When the College of Education was closed down he asked to be and was allowed to retire. This way he could spend more time on his literary work.
In 1958 the Miskolc Technical University of Heavy-Industry invited Öveges to become the head of a department. He did not accept the position for the following:
“Sadly I could not accept the honouring opportunity, because it would have interfered with my work as the »teacher of people« through my books, and shows at the television or the radio.”

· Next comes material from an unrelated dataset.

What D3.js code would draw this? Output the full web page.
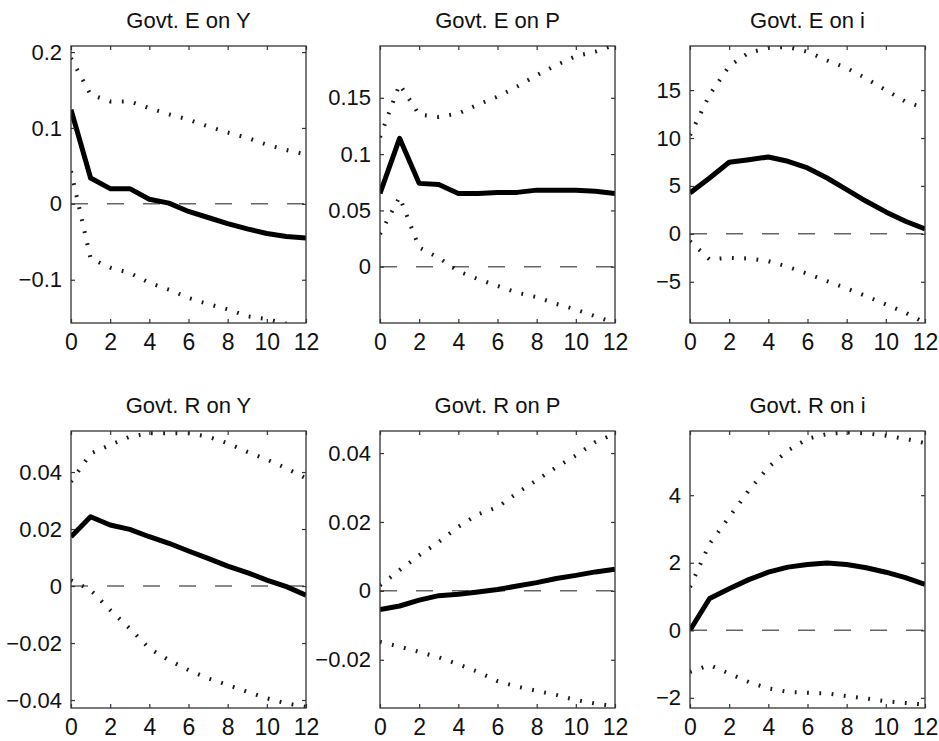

In the radio Öveges held 256 lectures, and also appeared 135 times in the television with his popular series. He demonstrated his experiments in an entertaining, playful style. His experiments helped the understanding of the essence of various phenomena. During the demonstration he himself got involved enthusiastically. He believed in the effect of live speech, and the power of the teachers’ explanation. Öveges always imagined himself as one of the members of the audience and only explained what he himself would have wanted to hear. He made his presentations more colourful with the help of dramatic effects. He only demonstrated experiments that could be repeated by any members of the audience at home.
He became popular; he was called “the magician of physics”.
The first Prométheusz medallion of the Loránd Eötvös physics association (Eötvös Loránd Fizikai Társulat) was given to Öveges in 1976 for his activity for popularizing science.
Throughout his life József Öveges always helped those who were in the need, defended the persecuted and the repressed, and tried to help them even if it meant risking his own life.
He kept on working a lot even in his elderly age. He was demonstrating and experiment when he got stroke.
Öveges died on the 4th of September, 1979.
By choosing his name for one of our rooms we pay respect to his memory, and try to use his perspective:
“The goal of education is not to pass on finalized knowledge, but to make a strong base for improvement.”